Se dispuso la mesa del desayuno en el jardín. Rusticiana era una mujer joven y hermosa. Se movía en la casa del patricio con la misma libertad y desenvoltura de los hombres. Sobre una mesa de tres patas colocó algunos pergaminos que había elegido con su marido. No venían más invitados, la propia mujer ofrecía los manjares y servía un vino seco y claro como el cristal.
La mañana transcurrió entre los goces de la amistad incipiente. Cuando fuese retirada la mesa, podría empezar la conversación. Rusticiana ofreció frutas mojadas en miel y trajo después el agua perfumada para que todos se lavaran las manos. Todo era hermoso e imperecederamente romano.
Casiodoro ya podía empezar su coloquio con los romanos.
Parecía haber transcurrido muchísimo tiempo desde la memorable visita de Odoacro. En el Senado solamente algunos ancianos recordaban cómo debía recibirse a un dignatario que no fuese emperador ni cónsul ni tribuno, sino rey o patricio. Su poder equivalía al número de guerreros que le apoyaban y a la cantidad de oro de su tesorería. Teodorico, en todo caso, poseía el documento del nuevo emperador Anastasio. Según las palabras del basileo, era gobernador de Italia. Un título insuficiente… y una magna tarea.
Casiodoro quería prestar nuevo brillo a las viejas tradiciones. La ruinosa sala del Senado debía estar reconstruida dentro de pocos días; era preciso que desaparecieran las manchas de humedad del techo y el descascarillado de las paredes. Había que dorar de nuevo la rama de palmera que adornaba el sillón del prefecto. Algunas estatuas debían decorar la entrada del Capitolio, y alfombras de púrpura cubrirían los trozos defectuosos de las escalinatas de mármol, de los que a menudo se quejaban los viejos senadores, ya no muy seguros sobre sus pies.
Acompañado de Símaco y Boecio, Casiodoro subió al Palatino. Los viejos muros y las enormes vallas habían desaparecido, y sus piedras habían sido utilizadas en la construcción de casas o establos. Vistos desde el Foro, los gigantescos palacios daban todavía la impresión de estar habitados por los emperadores, pero en su interior todo era ruina y suciedad. ¿Había en toda la Urbe hombres suficientes para transformar dentro de un plazo de dos semanas aquel ruinoso palacio en un hogar para el rey? Faltaban dos marcos en las ventanas, las puertas no encajaban, los tubos de la calefacción estaban rotos y gran parte del plomo había sido destinado a otros menesteres. Pero la orden que traía Casiodoro decía claramente: «Teodorico desea alojarse en el Palatino, en el lugar donde los emperadores romanos vivían y gobernaban». Odoacro no se había atrevido a pernoctar en Roma, volviendo al atardecer a su campamento fuera de las murallas de la ciudad.

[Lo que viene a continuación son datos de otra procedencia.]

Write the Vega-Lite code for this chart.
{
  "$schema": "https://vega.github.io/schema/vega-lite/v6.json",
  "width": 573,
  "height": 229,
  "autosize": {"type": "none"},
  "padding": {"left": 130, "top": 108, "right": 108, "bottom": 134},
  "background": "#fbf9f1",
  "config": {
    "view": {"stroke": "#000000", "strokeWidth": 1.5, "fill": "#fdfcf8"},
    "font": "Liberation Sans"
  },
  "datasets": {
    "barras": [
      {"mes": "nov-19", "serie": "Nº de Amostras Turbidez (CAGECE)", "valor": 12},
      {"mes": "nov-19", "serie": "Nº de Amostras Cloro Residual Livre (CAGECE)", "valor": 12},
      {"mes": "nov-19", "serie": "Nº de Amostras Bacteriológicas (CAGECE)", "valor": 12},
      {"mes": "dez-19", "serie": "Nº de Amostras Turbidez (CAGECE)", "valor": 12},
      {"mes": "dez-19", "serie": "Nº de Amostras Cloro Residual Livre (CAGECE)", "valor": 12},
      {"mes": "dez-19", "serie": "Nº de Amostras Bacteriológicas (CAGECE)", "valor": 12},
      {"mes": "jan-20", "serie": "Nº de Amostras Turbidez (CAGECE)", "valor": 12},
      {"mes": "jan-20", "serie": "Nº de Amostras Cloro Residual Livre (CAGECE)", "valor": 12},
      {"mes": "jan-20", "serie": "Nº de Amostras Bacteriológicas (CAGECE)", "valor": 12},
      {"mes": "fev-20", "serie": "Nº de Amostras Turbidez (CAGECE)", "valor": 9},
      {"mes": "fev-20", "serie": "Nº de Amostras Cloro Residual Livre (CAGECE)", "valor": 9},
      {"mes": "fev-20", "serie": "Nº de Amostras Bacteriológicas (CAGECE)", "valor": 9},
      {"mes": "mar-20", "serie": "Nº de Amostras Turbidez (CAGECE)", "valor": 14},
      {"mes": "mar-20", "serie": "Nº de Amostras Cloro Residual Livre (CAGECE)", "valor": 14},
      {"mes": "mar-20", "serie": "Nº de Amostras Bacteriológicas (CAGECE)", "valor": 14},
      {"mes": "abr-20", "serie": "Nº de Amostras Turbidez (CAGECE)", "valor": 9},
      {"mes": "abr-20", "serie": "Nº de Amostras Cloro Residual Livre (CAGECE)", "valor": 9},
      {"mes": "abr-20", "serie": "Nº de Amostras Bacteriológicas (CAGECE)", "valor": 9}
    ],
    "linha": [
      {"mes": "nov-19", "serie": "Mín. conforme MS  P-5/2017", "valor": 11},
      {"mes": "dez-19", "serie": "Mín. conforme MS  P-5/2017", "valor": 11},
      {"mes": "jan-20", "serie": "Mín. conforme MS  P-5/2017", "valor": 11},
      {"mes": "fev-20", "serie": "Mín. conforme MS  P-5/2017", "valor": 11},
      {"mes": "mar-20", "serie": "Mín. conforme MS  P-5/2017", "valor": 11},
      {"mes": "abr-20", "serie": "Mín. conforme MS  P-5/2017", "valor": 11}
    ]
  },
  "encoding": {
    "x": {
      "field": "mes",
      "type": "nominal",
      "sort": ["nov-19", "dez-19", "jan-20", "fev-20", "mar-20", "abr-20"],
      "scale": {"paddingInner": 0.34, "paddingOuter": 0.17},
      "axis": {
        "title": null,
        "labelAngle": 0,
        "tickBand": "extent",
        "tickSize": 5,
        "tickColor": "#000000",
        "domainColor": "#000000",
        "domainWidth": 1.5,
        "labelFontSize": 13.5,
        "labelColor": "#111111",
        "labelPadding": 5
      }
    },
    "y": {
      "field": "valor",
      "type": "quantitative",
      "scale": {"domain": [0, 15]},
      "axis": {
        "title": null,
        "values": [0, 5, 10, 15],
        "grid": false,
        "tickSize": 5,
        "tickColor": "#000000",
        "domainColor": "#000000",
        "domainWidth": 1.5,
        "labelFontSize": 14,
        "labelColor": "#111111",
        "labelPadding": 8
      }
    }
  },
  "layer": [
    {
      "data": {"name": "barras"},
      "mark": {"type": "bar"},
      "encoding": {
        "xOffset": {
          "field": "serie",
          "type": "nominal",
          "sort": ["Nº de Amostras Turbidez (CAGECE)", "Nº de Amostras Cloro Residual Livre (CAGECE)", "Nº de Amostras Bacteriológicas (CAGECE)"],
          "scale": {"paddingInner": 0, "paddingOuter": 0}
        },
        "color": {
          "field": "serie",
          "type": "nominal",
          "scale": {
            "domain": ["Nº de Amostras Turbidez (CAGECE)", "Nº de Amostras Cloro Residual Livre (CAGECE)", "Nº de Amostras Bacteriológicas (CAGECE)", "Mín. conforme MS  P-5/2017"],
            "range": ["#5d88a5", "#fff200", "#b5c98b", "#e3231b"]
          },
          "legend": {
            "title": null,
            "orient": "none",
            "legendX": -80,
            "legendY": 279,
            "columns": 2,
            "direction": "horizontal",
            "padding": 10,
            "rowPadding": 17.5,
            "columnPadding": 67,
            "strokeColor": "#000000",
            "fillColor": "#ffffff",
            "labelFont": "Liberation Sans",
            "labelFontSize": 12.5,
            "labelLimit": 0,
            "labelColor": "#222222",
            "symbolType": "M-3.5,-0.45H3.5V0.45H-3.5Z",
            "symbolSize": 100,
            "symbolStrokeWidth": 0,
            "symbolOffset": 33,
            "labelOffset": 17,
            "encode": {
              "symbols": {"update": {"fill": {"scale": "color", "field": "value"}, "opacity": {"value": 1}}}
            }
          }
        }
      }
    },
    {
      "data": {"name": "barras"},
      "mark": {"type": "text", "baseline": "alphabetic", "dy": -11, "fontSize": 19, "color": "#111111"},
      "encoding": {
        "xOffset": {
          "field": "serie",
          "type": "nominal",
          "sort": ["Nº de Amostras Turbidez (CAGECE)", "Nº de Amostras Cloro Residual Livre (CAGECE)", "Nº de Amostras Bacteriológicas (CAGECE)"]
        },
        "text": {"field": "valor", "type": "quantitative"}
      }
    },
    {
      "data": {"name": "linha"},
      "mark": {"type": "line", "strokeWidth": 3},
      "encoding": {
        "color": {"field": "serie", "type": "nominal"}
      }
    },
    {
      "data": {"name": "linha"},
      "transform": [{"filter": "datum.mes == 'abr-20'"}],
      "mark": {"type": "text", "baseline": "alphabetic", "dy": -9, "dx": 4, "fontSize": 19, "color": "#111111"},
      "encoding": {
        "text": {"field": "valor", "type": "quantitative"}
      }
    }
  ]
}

En la ciudad escaseaban los constructores, y los pocos que quedaban no eran mucho más que simples albañiles. Pero Boecio poseía mil facetas en su arte: entendía de aritmética, hizo unos bocetos, repartió el trabajo. Casiodoro aflojó el cordón de la bolsa del dinero. Después de tantos años de penuria volvía a ofrecerse a los artesanos paga doble y una espléndida recompensa. Roma se convirtió en un enorme taller; era como si todos los maestros hubiesen decidido hacer su agosto. Carpinteros, albañiles, ebanistas, tejedores y montadores de calefacción tuvieron que improvisar sus materiales, como quien dice, de la nada. Los miembros del Senado se declararon dispuestos a amueblar el palacio del Palatino. No había tiempo para construir muebles nuevos, y de todas maneras, el mobiliario les sería devuelto en cuanto pasaran las semanas de la memorable visita. ¿Cuánto tiempo se quedaría el rey? Con inquietud formularon esta pregunta a Casiodoro, inquietud no exenta de cierto temor. Roma acogía amistosamente al generoso patricio; su suelo seco y sediento ansiaba la lluvia de oro. Pero tener a un rey godo como residente perpetuo en la Urbe… esto no hubiera sido del agrado de nadie.